Firstly, apologies if this is in the wrong section of the board.
I have an Intel Core 2 CPU 6600 @ 2.40GHz. Recently I have had some computer troubles, and have a couple of questions:
1 - I have recently made upgrades to my computer. New RAM (2x1GHz sticks instead of 1x1GHz), new graphics card (Radeon HD 3850 instead of Nvidia 7300 GS), new PSU (Corsair 550 instead of a different companies 250) and a new monitor. Can any of these changes cause an added strain to the CPU, causing them to heat up more?
2 - I wanted to check my temperatures. Use Speedfan, my Core 0 (Core 1 is pretty much the same) reads:
Idle - 41-44C
Load - 55-57C when I am playing games
Also using the TAT program, if I put the workload level at 100% for CPU 0 (Which I assume is the same one), after five minutes I start to scrap 65C.

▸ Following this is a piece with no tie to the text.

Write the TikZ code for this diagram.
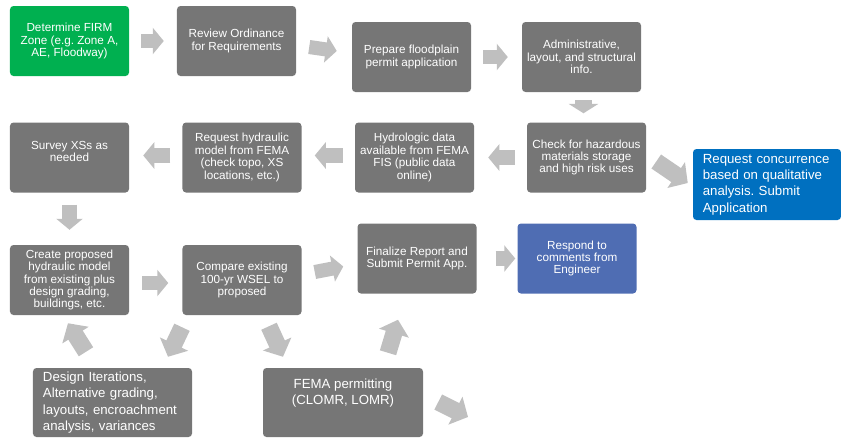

Is this too hot for my CPU?
Apologies if these questions are simple, I have searched around. For a guy who went to University to do Computing and spent a year working in IT, I'm a bit stupid
Under 65c on that cpu is ok. My old b3 stepping 6600 ran almost the same temps, till I watercooled it and jacked it to 3.1, with a load temp in the low 50's.
My current 6750, at 3.4 runs at 32 with the same load. GO stepping and a smaller die really takes the heat out!
The new vid card will add more heat to your case, as will the larger psu, unless it has a good fan to remove the hot air it produces from the case.
Remember to compare the wattage to a light bulb (incandescent type). The more wattage, the higher the heat load it generates. ie, a 100 watt light bulb is way hotter than a 60 watt light bulb. Either remove the heat from the case, or your cpu, northbridge, and southbridge run hotter in the newly hotter environment.
Upgrading you pc shouldn't strain your cpu. It should help it.
You should use coretemps to read your cpu core temps. TAT usually reports the temps a little too high.
Although 41C for idle and 55C for load is normal, you could lower it a bit more. Go into your bios and reduce the cpu voltage. Then test the stability of your system by using Prime95 small FTT's for 6hours. Do this until you minimize your voltage.
I'm guessing this is a diys build.
Are you sure you got the hsf properly seated?
To test it, turn the power supply off at the back, then give the hsf a few rotating turns. (only a degree or two in easch direction) If this is easy to do, you may not have tightened the unit down well enough. If it seems tight, those turns will have helped settle out the TIM, and given you a better contact between chip and heatsink.
One simple thing to understand about air cooling, your temps are going to be reactive to the ambient temp of your room/pc case.
So it's mainly important to state your ambient temps. For example, if your case temp (using an IR thermometer) around 80F chances are, your temps are going to be higher then normal.
But if your ambient temps are around 68-70F (your sure you have good airflow in your case) and your getting high temps, chances are your HSF are not install properly.
Its also important to state what program your using, since some may read the sensor wrong (TAT / Speedfan 4.33) on the tjunction side.
There are 3 sensors on a C2D chip. Tjunction is basically the sensors on each your cores (2). The Tcase is the sensor between the 2 cores, which is the sensor that used by your bios for the single temp. Usually the Tcase sensor will be about 10-13C cooler, then the tjunction temps.